┌─ Supplied data
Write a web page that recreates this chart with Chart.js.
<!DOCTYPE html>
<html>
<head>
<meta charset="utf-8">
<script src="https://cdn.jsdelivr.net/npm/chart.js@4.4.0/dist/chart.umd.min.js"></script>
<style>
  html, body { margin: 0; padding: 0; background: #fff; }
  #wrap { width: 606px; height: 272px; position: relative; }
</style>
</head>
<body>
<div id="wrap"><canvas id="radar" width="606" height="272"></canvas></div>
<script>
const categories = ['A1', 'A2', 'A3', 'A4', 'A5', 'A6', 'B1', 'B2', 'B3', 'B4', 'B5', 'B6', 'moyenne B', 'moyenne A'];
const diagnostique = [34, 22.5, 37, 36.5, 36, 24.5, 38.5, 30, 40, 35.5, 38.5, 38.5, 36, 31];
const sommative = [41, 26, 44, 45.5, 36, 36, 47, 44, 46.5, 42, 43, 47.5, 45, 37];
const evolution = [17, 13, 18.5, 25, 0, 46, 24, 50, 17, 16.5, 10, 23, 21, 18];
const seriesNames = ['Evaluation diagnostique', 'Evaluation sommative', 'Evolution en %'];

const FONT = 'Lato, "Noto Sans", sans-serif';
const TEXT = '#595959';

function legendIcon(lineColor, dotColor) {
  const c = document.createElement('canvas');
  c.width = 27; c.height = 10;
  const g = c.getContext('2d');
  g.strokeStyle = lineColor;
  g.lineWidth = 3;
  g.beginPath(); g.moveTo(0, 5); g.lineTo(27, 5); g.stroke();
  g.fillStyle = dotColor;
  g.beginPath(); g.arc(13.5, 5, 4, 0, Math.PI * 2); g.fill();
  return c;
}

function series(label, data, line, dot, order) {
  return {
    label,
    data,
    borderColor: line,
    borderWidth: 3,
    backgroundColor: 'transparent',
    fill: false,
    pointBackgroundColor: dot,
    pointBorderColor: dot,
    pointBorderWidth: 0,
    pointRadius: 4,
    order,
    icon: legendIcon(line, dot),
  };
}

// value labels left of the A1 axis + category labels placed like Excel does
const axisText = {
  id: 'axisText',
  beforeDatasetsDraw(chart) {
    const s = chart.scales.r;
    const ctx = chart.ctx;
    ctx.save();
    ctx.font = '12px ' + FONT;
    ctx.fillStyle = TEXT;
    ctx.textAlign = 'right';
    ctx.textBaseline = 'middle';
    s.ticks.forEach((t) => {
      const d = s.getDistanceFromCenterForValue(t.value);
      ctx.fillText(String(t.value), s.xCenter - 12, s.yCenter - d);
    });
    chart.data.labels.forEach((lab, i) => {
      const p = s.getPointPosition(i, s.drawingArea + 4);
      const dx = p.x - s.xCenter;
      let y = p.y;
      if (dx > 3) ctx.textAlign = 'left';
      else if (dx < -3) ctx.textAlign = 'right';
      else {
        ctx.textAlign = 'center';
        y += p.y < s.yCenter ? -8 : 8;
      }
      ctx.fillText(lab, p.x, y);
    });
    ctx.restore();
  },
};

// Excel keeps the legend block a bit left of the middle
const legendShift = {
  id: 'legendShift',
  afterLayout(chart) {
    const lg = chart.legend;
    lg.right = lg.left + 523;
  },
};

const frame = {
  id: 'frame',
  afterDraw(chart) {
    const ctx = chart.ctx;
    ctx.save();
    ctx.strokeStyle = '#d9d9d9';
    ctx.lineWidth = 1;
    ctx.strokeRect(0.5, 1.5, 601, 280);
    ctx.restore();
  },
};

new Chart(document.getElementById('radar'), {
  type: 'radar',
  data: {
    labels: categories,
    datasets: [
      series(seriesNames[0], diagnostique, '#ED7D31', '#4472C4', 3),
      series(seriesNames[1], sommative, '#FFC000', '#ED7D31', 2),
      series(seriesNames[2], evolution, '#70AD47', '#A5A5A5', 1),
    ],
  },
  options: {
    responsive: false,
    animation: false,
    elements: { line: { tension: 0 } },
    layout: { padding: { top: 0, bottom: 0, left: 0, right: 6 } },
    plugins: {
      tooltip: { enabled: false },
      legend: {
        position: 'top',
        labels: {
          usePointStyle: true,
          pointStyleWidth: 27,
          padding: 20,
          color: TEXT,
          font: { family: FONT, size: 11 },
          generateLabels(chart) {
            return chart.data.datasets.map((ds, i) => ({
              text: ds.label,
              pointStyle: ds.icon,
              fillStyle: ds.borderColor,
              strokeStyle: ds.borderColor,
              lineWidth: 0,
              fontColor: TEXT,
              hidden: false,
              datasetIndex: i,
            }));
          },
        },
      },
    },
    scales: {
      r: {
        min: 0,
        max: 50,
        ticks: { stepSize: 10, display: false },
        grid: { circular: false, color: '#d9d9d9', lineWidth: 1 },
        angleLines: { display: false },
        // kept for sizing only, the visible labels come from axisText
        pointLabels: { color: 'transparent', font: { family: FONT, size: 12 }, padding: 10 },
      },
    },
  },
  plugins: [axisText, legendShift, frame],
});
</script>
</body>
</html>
└─
> _Work to be completed_: Each line of the material above needs to be quoted exactly, please.

> _Answer to this exercise_:
Write a web page that recreates this chart with Chart.js.
<!DOCTYPE html>
<html>
<head>
<meta charset="utf-8">
<script src="https://cdn.jsdelivr.net/npm/chart.js@4.4.0/dist/chart.umd.min.js"></script>
<style>
  html, body { margin: 0; padding: 0; background: #fff; }
  #wrap { width: 606px; height: 272px; position: relative; }
</style>
</head>
<body>
<div id="wrap"><canvas id="radar" width="606" height="272"></canvas></div>
<script>
const categories = ['A1', 'A2', 'A3', 'A4', 'A5', 'A6', 'B1', 'B2', 'B3', 'B4', 'B5', 'B6', 'moyenne B', 'moyenne A'];
const diagnostique = [34, 22.5, 37, 36.5, 36, 24.5, 38.5, 30, 40, 35.5, 38.5, 38.5, 36, 31];
const sommative = [41, 26, 44, 45.5, 36, 36, 47, 44, 46.5, 42, 43, 47.5, 45, 37];
const evolution = [17, 13, 18.5, 25, 0, 46, 24, 50, 17, 16.5, 10, 23, 21, 18];
const seriesNames = ['Evaluation diagnostique', 'Evaluation sommative', 'Evolution en %'];

const FONT = 'Lato, "Noto Sans", sans-serif';
const TEXT = '#595959';

function legendIcon(lineColor, dotColor) {
  const c = document.createElement('canvas');
  c.width = 27; c.height = 10;
  const g = c.getContext('2d');
  g.strokeStyle = lineColor;
  g.lineWidth = 3;
  g.beginPath(); g.moveTo(0, 5); g.lineTo(27, 5); g.stroke();
  g.fillStyle = dotColor;
  g.beginPath(); g.arc(13.5, 5, 4, 0, Math.PI * 2); g.fill();
  return c;
}

function series(label, data, line, dot, order) {
  return {
    label,
    data,
    borderColor: line,
    borderWidth: 3,
    backgroundColor: 'transparent',
    fill: false,
    pointBackgroundColor: dot,
    pointBorderColor: dot,
    pointBorderWidth: 0,
    pointRadius: 4,
    order,
    icon: legendIcon(line, dot),
  };
}

// value labels left of the A1 axis + category labels placed like Excel does
const axisText = {
  id: 'axisText',
  beforeDatasetsDraw(chart) {
    const s = chart.scales.r;
    const ctx = chart.ctx;
    ctx.save();
    ctx.font = '12px ' + FONT;
    ctx.fillStyle = TEXT;
    ctx.textAlign = 'right';
    ctx.textBaseline = 'middle';
    s.ticks.forEach((t) => {
      const d = s.getDistanceFromCenterForValue(t.value);
      ctx.fillText(String(t.value), s.xCenter - 12, s.yCenter - d);
    });
    chart.data.labels.forEach((lab, i) => {
      const p = s.getPointPosition(i, s.drawingArea + 4);
      const dx = p.x - s.xCenter;
      let y = p.y;
      if (dx > 3) ctx.textAlign = 'left';
      else if (dx < -3) ctx.textAlign = 'right';
      else {
        ctx.textAlign = 'center';
        y += p.y < s.yCenter ? -8 : 8;
      }
      ctx.fillText(lab, p.x, y);
    });
    ctx.restore();
  },
};

// Excel keeps the legend block a bit left of the middle
const legendShift = {
  id: 'legendShift',
  afterLayout(chart) {
    const lg = chart.legend;
    lg.right = lg.left + 523;
  },
};

const frame = {
  id: 'frame',
  afterDraw(chart) {
    const ctx = chart.ctx;
    ctx.save();
    ctx.strokeStyle = '#d9d9d9';
    ctx.lineWidth = 1;
    ctx.strokeRect(0.5, 1.5, 601, 280);
    ctx.restore();
  },
};

new Chart(document.getElementById('radar'), {
  type: 'radar',
  data: {
    labels: categories,
    datasets: [
      series(seriesNames[0], diagnostique, '#ED7D31', '#4472C4', 3),
      series(seriesNames[1], sommative, '#FFC000', '#ED7D31', 2),
      series(seriesNames[2], evolution, '#70AD47', '#A5A5A5', 1),
    ],
  },
  options: {
    responsive: false,
    animation: false,
    elements: { line: { tension: 0 } },
    layout: { padding: { top: 0, bottom: 0, left: 0, right: 6 } },
    plugins: {
      tooltip: { enabled: false },
      legend: {
        position: 'top',
        labels: {
          usePointStyle: true,
          pointStyleWidth: 27,
          padding: 20,
          color: TEXT,
          font: { family: FONT, size: 11 },
          generateLabels(chart) {
            return chart.data.datasets.map((ds, i) => ({
              text: ds.label,
              pointStyle: ds.icon,
              fillStyle: ds.borderColor,
              strokeStyle: ds.borderColor,
              lineWidth: 0,
              fontColor: TEXT,
              hidden: false,
              datasetIndex: i,
            }));
          },
        },
      },
    },
    scales: {
      r: {
        min: 0,
        max: 50,
        ticks: { stepSize: 10, display: false },
        grid: { circular: false, color: '#d9d9d9', lineWidth: 1 },
        angleLines: { display: false },
        // kept for sizing only, the visible labels come from axisText
        pointLabels: { color: 'transparent', font: { family: FONT, size: 12 }, padding: 10 },
      },
    },
  },
  plugins: [axisText, legendShift, frame],
});
</script>
</body>
</html>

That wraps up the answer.